Cook the noodles first and set aside.
Make the Thai peanut sauce. Gather all ingredients and whisk together in a medium sized bowl. This recipe makes 1 cup Thai peanut sauce. Set aside. (*Note: the sauce is thick. Add a little water to it to thin it out, if desired).
1/2 cup peanut butter, creamy, 3 Tbsp. soy sauce, low sodium, 2 Tbsp. honey, 2 Tbsp. rice vinegar (seasoned), 2 Tbsp. lime juice, 3 cloves garlic, minced, 1 Tbsp. sesame oil, 2 tsp. sriracha, 2 tsp. chili garlic sauce, 1/4 tsp. red pepper chili flakes (optional)
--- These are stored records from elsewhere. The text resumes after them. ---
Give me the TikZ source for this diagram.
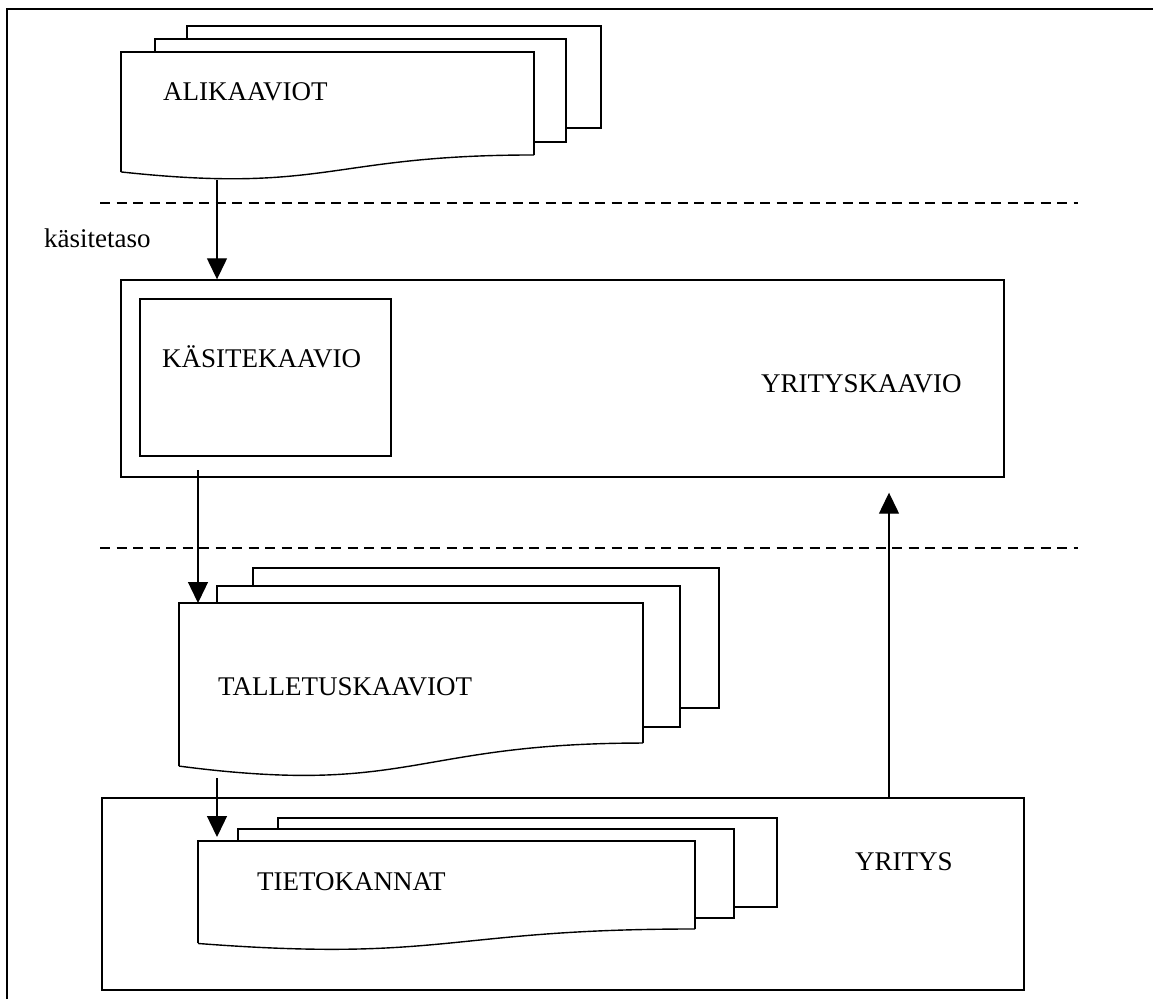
\documentclass[tikz,border=0pt]{standalone}
\usepackage{fontspec}
\setmainfont{Liberation Serif}
\usetikzlibrary{arrows.meta}

% front sheet of a document stack: left, top, right, height
\newcommand{\drawdocfront}[4]{%
  \fill[white] (#1,#2) -- (#3,#2) -- (#3,{#2+0.802*#4})
    .. controls ({(#1+#3)/2},{#2+0.802*#4}) and ({(#1+#3)/2},{#2+1.1075*#4})
    .. (#1,{#2+0.934*#4}) -- cycle;
  \draw[edge] (#1,{#2+0.934*#4}) -- (#1,#2) -- (#3,#2) -- (#3,{#2+0.802*#4});
  \draw[edge] (#3,{#2+0.802*#4})
    .. controls ({(#1+#3)/2},{#2+0.802*#4}) and ({(#1+#3)/2},{#2+1.1075*#4})
    .. (#1,{#2+0.934*#4});}

\tikzset{
  edge/.style={line width=1.4pt, line join=miter},
  page/.style={draw, fill=white, line width=1.4pt, line join=miter},
  box/.style={draw, line width=1.4pt, fill=white, inner sep=0pt},
  label/.style={anchor=base west, inner sep=0pt, font=\fontsize{27}{31}\selectfont},
  arr/.style={line width=1.3pt, -{Triangle[length=21pt,width=20pt]}},
  level/.style={line width=1.5pt, dash pattern=on 10pt off 6.5pt},
  frame/.style={line width=2.2pt}
}

\begin{document}
\begin{tikzpicture}[x=1pt,y=-1pt]
\useasboundingbox (0,0) rectangle (1153,999);

% page frame (top and left edges)
\draw[frame] (7,999) -- (7,9) -- (1153,9);

% level separators
\draw[level] (100,203) -- (1078,203);
\draw[level] (100,548) -- (1078,548);

% sub-schemas stack
\draw[page] (187,26) rectangle (601,128);
\draw[page] (155,39) rectangle (566,142);
\drawdocfront{121}{52}{534}{128.4}
\coordinate (ali-out) at (217,180);
\node[label] (alit) at (163,100) {ALIKAAVIOT};

\node[label] (taso) at (44,247) {käsitetaso};

% enterprise schema with conceptual schema
\node[box, minimum width=883pt, minimum height=197pt] (yk) at (562.5,378.5) {};
\node[box, minimum width=251pt, minimum height=157pt] (ks) at (265.5,377.5) {};
\node[label] (kst) at (162,367) {KÄSITEKAAVIO};
\node[label] (ykt) at (761,392) {YRITYSKAAVIO};
\coordinate (ks-out) at (198,470);

% storage schemas stack
\draw[page] (253,568) rectangle (719,708);
\draw[page] (217,586) rectangle (680,727);
\drawdocfront{179}{603}{643}{174.6}
\coordinate (tal-top) at (179,603);
\coordinate (tal-out) at (217,778);
\node[label] (talt) at (218,695) {TALLETUSKAAVIOT};

% enterprise with databases
\node[box, minimum width=922pt, minimum height=192pt] (yr) at (563,894) {};
\node[label] (yrt) at (855,870) {YRITYS};
\draw[page] (278,818) rectangle (777,907);
\draw[page] (238,829) rectangle (734,918);
\drawdocfront{198}{841}{695}{109.7}
\coordinate (tie-top) at (198,841);
\node[label] (tiet) at (257,890) {TIETOKANNAT};
\coordinate (yr-out) at (889,798);

% connectors
\draw[arr] (ali-out) -- (ali-out |- yk.north);
\draw[arr] (ks-out) -- (ks-out |- tal-top);
\draw[arr, shorten >=4pt] (tal-out) -- (tal-out |- tie-top);
\draw[arr, shorten >=15pt] (yr-out) -- (yr-out |- yk.south);
\end{tikzpicture}
\end{document}
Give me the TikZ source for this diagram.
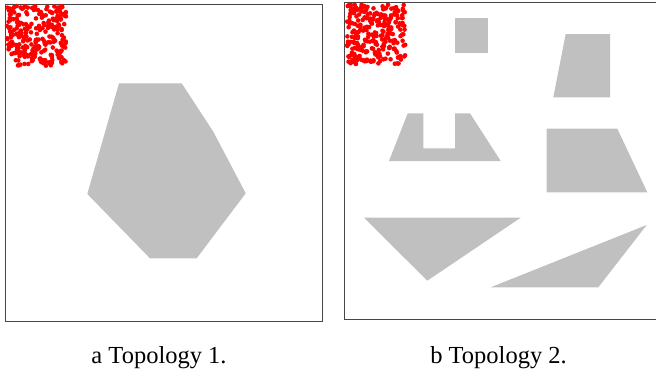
\documentclass[tikz,border=0pt]{standalone}
\usepackage{fontspec}
\setmainfont{Liberation Serif}
\definecolor{obst}{RGB}{192,192,192}
\definecolor{frame}{RGB}{70,70,70}
\tikzset{
  obstacle/.style={fill=obst, draw=none},
  panel/.style={draw=frame, line width=0.8pt},
  dot/.style={fill=red, draw=none},
  caption/.style={font=\fontsize{24.5}{29}\selectfont, inner sep=0pt, anchor=base}
}
\begin{document}
\begin{tikzpicture}[x=1pt,y=-1pt]
\useasboundingbox (0,0) rectangle (656,372);
% panels
\draw[panel] (5,4) rectangle (322,321);
\draw[panel] (344.5,2.5) rectangle (661,319.5);
% left obstacle
\fill[obstacle] (119,83.3) -- (181.7,83.3) -- (213.3,131.7) -- (245.7,193.3) -- (196.7,258.3) -- (150,258.3) -- (87.3,194) -- cycle;
% right obstacles
\fill[obstacle] (455,17.5) rectangle (488,53);
\fill[obstacle] (389,161) -- (407.7,113.3) -- (423.3,113.3) -- (423.3,148.3) -- (455,148.3) -- (455,113.3) -- (470,113.3) -- (500.7,161) -- cycle;
\fill[obstacle] (565.7,34) -- (610,34) -- (610,97.3) -- (553.3,97.3) -- cycle;
\fill[obstacle] (546.7,128.7) -- (617.3,128.7) -- (647.3,192.3) -- (546.7,192.3) -- cycle;
\fill[obstacle] (364,217.7) -- (520.7,217.7) -- (427.3,280.7) -- cycle;
\fill[obstacle] (646.7,225) -- (598.3,287.3) -- (490.7,287.3) -- cycle;
% particles
\pgfmathsetseed{4242}
\foreach \i in {1,...,270} {
  \pgfmathsetmacro{\rx}{7+59*rnd}
  \pgfmathsetmacro{\ry}{6+60*rnd}
  \fill[dot] (\rx,\ry) circle (2.3);
}
\foreach \i in {1,...,270} {
  \pgfmathsetmacro{\rx}{346.5+59*rnd}
  \pgfmathsetmacro{\ry}{4.5+60*rnd}
  \fill[dot] (\rx,\ry) circle (2.3);
}
% captions
\node[caption] (capa) at (159,363) {a Topology 1.};
\node[caption] (capb) at (498.5,363) {b Topology 2.};
\end{tikzpicture}
\end{document}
Heat avocado oil over medium high heat in a wok or large frying pan. Once hot, add in carrots & bell pepper. Cook for about 5 minutes, stirring occasionally. I like to add in about 1/4 cup Thai peanut sauce with the veggies too while they cook. Season with salt and pepper.
2 Tbsp. avocado oil, 1 cup carrots, julienned, 1/2 large red bell pepper, julienned, salt and pepper to taste
Add in shrimp and cooked noodles and cook for another 4-5 minutes. Once shrimp is cooked, add in 1/2 cup sauce and peas. Start with 1/2 cup of sauce, and continue to add more sauce until the noodles are coated with as much sauce as you'd like.
1 package Yakisoba Stir Fry Noodles, cooked (17.76 oz.)*, 1 cup frozen cooked shrimp, tail off, shell off, size: 91/110 (add more shrimp as desired), 3/4 cup frozen peas
Garnish with chopped peanuts and green onions. Enjoy!